I was writing about four great men – Leonardo Da Vinci, Benjamin Franklin, Teddy Roosevelt, and Paul Newman – and how they were my travel companions on the rocky footpath to becoming a Better Man. I suggested their success in life was the result of a balance that comes from learning and understanding many things, a balance that is curiously absent amongst many adult-age males today. Sure, they may’ve been blessed with unique gifts, but they were also mortal: they had bowel movements, they occasionally wished their spouse/mom/offspring would STOP! TALKING! and they drew on more or less the same blessings of our double helix as you and me. Nonetheless, my “cliffhanger” ending suggested I had found the key to finding the same balance in life that they did. I’ll leave it for you decide if I’m Mary Hart or not.
Leo, Ben, Teddy and Paul (aka the Better Man Fab Four) were all curious men, so much so that they were skeptical about the conventional wisdom of the time, and often questioned it. They were also humble (in their way), enough to know that they could never know everything, and personal improvement was something that, for them, could never stop. They were ambitious, in that they aspired to be better, and took steps to bring it about. But the thing that made them great, that made them strive in a way that turned them into household names? Adversity.
As part of this little improvement odyssey, I’ve taken to reading biographies of all the great men…Alexander the Great, Hannibal, Larry Flynt, etc. My hope was that by metaphyscially rifling through their pockets like a thief on a corpse I’d find patterns, habits, philosophies…anything I might blatantly steal from their rich, fulfilling lives and apply to my miserable own. For my sins, it’s been a torturous experience, but not because these men aren’t fascinating. Mostly, I’m vexed by the dubious talents of the authors writing about them - just because you have a keen interest in one man doesn’t mean you possess either the writing or analytical skills to reveal their lives.
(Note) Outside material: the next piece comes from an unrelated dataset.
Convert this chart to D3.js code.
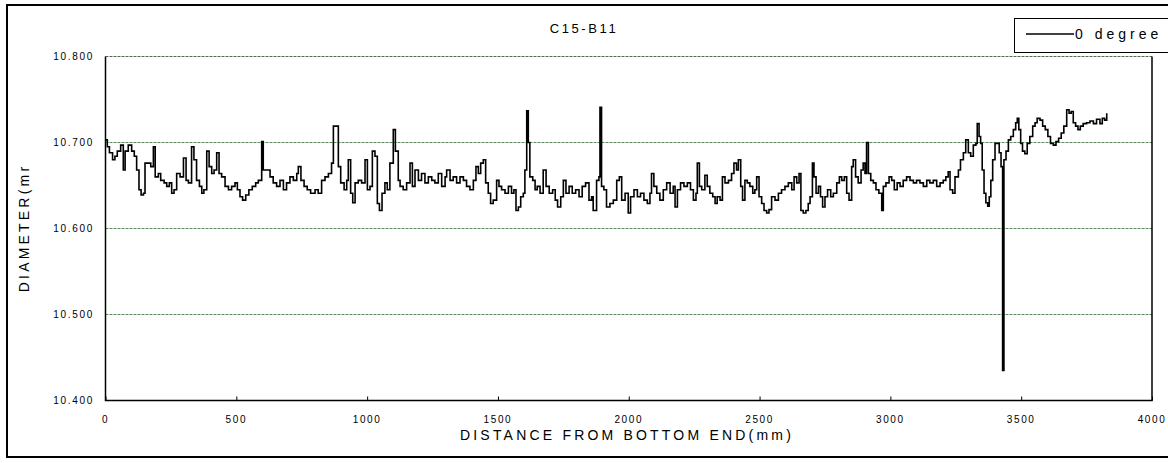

I’d grow impatient as the author piled on the minutiae – their sister died in a horrible laundry accident, they had a sled named Rosebud, blah, blah, blah. I’d drop one biography and pick up another, only to find the same thing – they grew up down the block from the guy who invented gunpowder, or Post-it notes. I wasn’t getting to any of the good stuff, but I didn’t want to skip ahead for fear I’d miss something. In this way, I’ve been dancing between as many as 20 biographies, all of them frustrating me equally.
This past week marks the halfway point on my betterment safari, and it would seem appropriate to take stock of what I’ve done so far. Honestly, I’m dreading this – while there’s been lots of useful self-reflection, I’ve made less progress in the area of meaningful action. In my defense, my path to betterment was obstructed by that 3-month stint in the US, working on a TV show about cops busting college co-eds for making bad choices. As I recorded one poor topless girl vomiting into a dumpster, I tried to work back through the life choices that had gotten me to that unique moment, as I’m sure she was too. Any differences between us could be reduced to this – she had neither a shirt nor her dignity, whereas I, at least, had a shirt.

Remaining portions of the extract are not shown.